-
Notifications
You must be signed in to change notification settings - Fork 123
Description
Members synchronization process is currently quite slow for our use case and I would like to improve this.
Expected Behavior
Synchronization to be fast as possible and preferably maximum wait time of 1h in worst case scenario.
Current Behavior
Currently synchronizing 100 000 members (60k add and 40k update) takes ~10 min.
Possible Solution
Running profiler for the sync process shows that majority of the sync time is spent executing database queries. The sync process seems to be creating 4 queries per member update and 7 queries per member for remove and add.
I pushed draft PR (#1184) where I have moved couple queries out of loops and doing some of the check in code and I also grouped some of the queries in transactions.
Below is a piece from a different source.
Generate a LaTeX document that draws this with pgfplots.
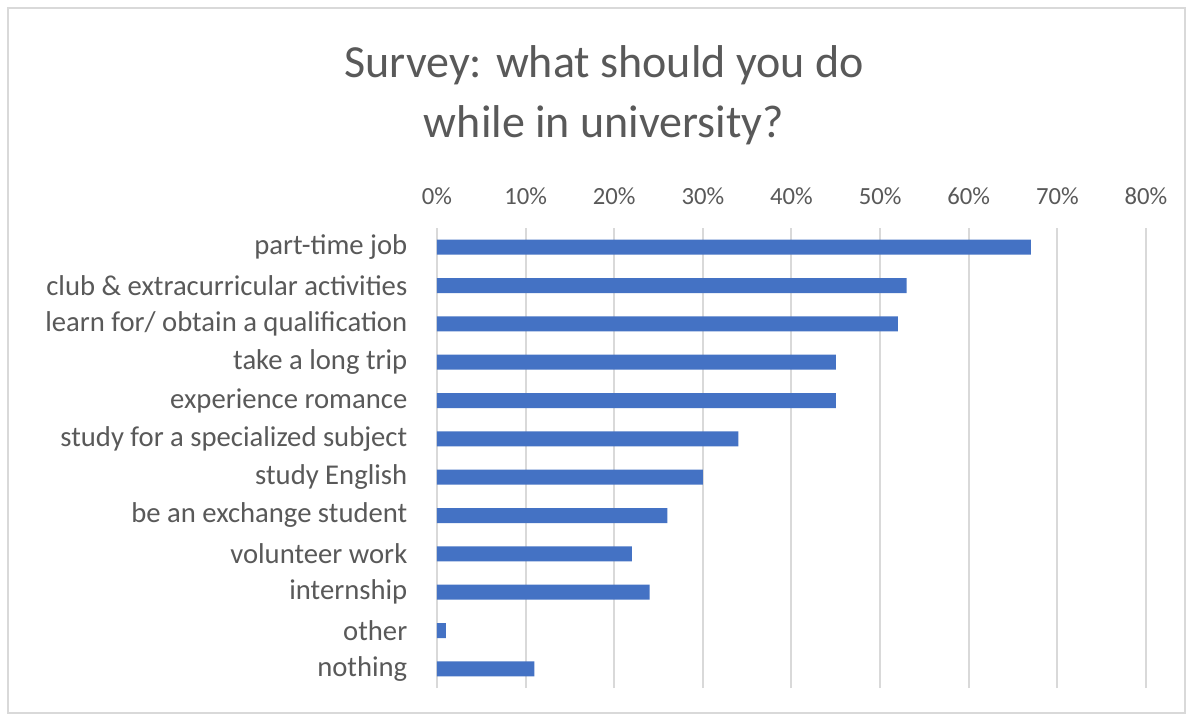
\documentclass[border=0pt]{standalone}
\usepackage{pgfplots}
\pgfplotsset{compat=1.18}
\usepackage{fontspec}
\setmainfont{Carlito}
\definecolor{barblue}{HTML}{4472C4}
\definecolor{gridgray}{HTML}{D9D9D9}
\definecolor{txtgray}{HTML}{595959}
\begin{document}
\begin{tikzpicture}[x=1pt,y=1pt]
\fill[white] (0,0) rectangle (894,539.25);
\draw[gridgray, line width=1.5pt] (6,4.5) rectangle (888.5,533.5);
\begin{axis}[at={(327.75pt,23.25pt)}, anchor=south west, scale only axis,
  width=531.75pt, height=345pt,
  xbar, bar width=11.25pt, xmin=0, xmax=80, ymin=0.5, ymax=12.5,
  ytick={1,...,12},
  yticklabels={nothing, other, internship, volunteer work, be an exchange student, study English, study for a specialized subject, experience romance, take a long trip, learn for/ obtain a qualification, club \& extracurricular activities, part-time job},
  axis line style={draw=none}, tick style={draw=none},
  xmajorgrids, grid style={gridgray, line width=1.5pt},
  xtick={0,10,...,80}, xticklabel={\pgfmathprintnumber{\tick}\%}, xticklabel pos=upper,
  ticklabel style={text=txtgray},
  xticklabel style={yshift=14pt, font=\fontsize{18.5}{22}\selectfont},
  yticklabel style={xshift=-14.5pt, font=\fontsize{21.5}{25}\selectfont},
  /pgf/number format/assume math mode=true,
]
\addplot[fill=barblue, draw=none] coordinates {(11,1) (1,2) (24,3) (22,4) (26,5) (30,6) (34,7) (45,8) (45,9) (52,10) (53,11) (67,12)};
\end{axis}
\node[align=center, text=txtgray, font=\fontsize{34.5}{45}\selectfont] at (453,468) {Survey: what should you do\\while in university?};
\end{tikzpicture}
\end{document}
Here are the benchmarks I ran with the changes:
add 20 000, remove 20 000 update 20 000 members
| Before | After | |
|---|---|---|
| Time (sec) | 263 | 67.2 |
| Calls to do_prepared_query | 240 032 | 120 032 |
add 60 000, update 40 000 members
| Before | After | |
|---|---|---|
| Time (sec) | 569 | 141 |
| Calls to do_prepared_query | 580 032 | 260 032 |
Context
We need to synchronize around 4 milj. memberships total a cross all lists and we would like to keep our list memberships as much as possible in sync with our data source and minimizing the wait time for sync.